While the consequences and finality of a student’s choice of major are certainly exaggerated, we generally don’t realize that while we choose. The perceived weight of the decision is enough to cause severe anxiety, and a multitude of factors involved, both legitimate and otherwise, muddy the water, resulting in indecision and error.

One of the most common — and least legitimate — of these anxieties is the consideration of a major’s prestige. A student’s choice of study is, all too often, driven by a desire to impress.

It is undeniable that certain majors are considered more rigorous than others, and an unfortunate circumstance that this impression is often true. The underlying assumption is that “hardness” and “easiness” are characteristics attributed to different subjects. This assumption is more self-fulfilling than true. The math major, for example, is not more difficult than the English major because math is an intrinsically more difficult subject, but because it is considered one, and more work is expected by and demanded of the students.

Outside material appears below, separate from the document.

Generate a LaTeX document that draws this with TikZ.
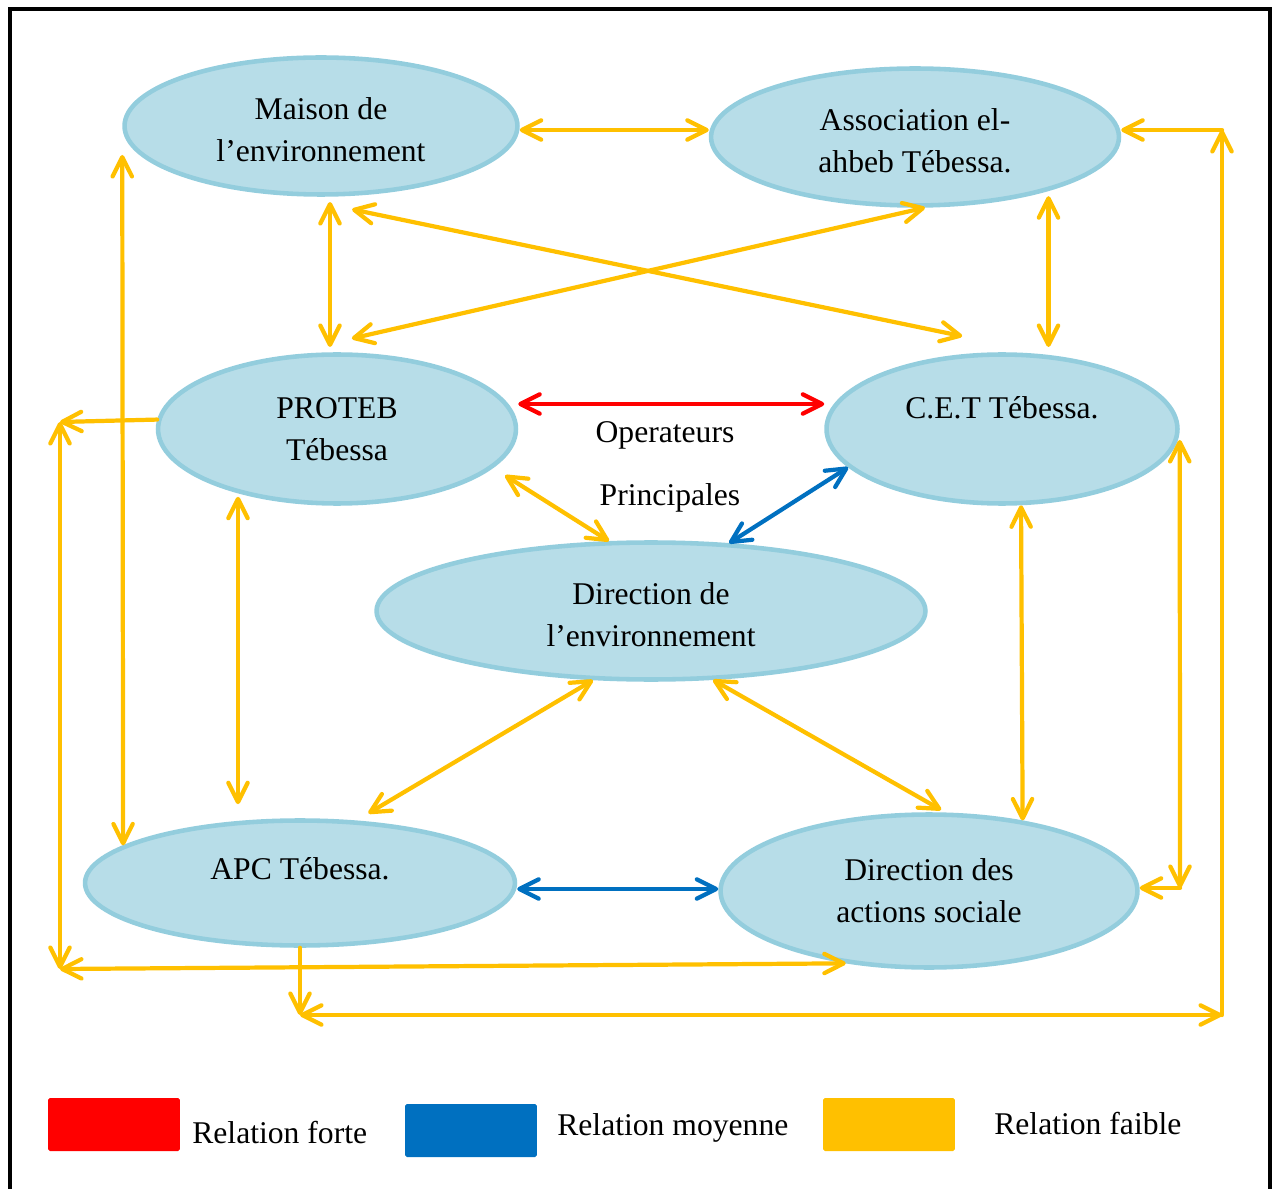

The entire dilemma  is a vicious cycle. Math, since the industrial revolution, is the most prestigious subject. t The smartest people gravitate to mathematics because of the prestige, so the classes raise the bar to the students’ level. Finally,These gifted students with rigorous educations tend to succeed after school, increasing the subject’s prestige.

While this cycle is great for furthering mathematics, it has the opposite effect on the majors from which talent emigrates. We are doing many disciplines an injustice and are actually slowing the progress of those  disciplines by robbing them of their most gifted students. Even worse, we are robbing these students of the chance to pursue the subject for which they are best suited.

What if we were to interrupt the cycle at the first step? What if we were to promulgate the principle that rigor is brought to a discipline by the student rather than vice versa? Students would then feel free to pursue the disciplines for which they have the greatest aptitude and interest. Work ethic and quality would be emphasized over credentials, and education in general would improve.

Fortunately, this is one of the particular strengths of the University of Dallas student culture. There exist discrepancies in perceived prestige between some majors, but they are insignificant in comparison to broader trends.

My high school, on the other hand, was apparently the accepted meeting place for the local tiger-moms and their progeny. I can give personal testament to the detriment that such a culture wreaks on students.

I suffered through the exact same English class every year from 6th through 10th grades. The only thing that changed was the reading assignments, which nobody did anyway. The same was generally true of any non-STEM class.

UD, however, is an environment in which students have respect for their own disciplines, and those of others. For the most part, there isn’t competition between students to accumulate the most impressive credentials.

Many of our incoming students, though, have had experiences more like my own prior to attending UD. Other students, particularly upperclassmen, should make a deliberate effort to discourage judgements about the prestige of the majors in their interactions with their fellow students.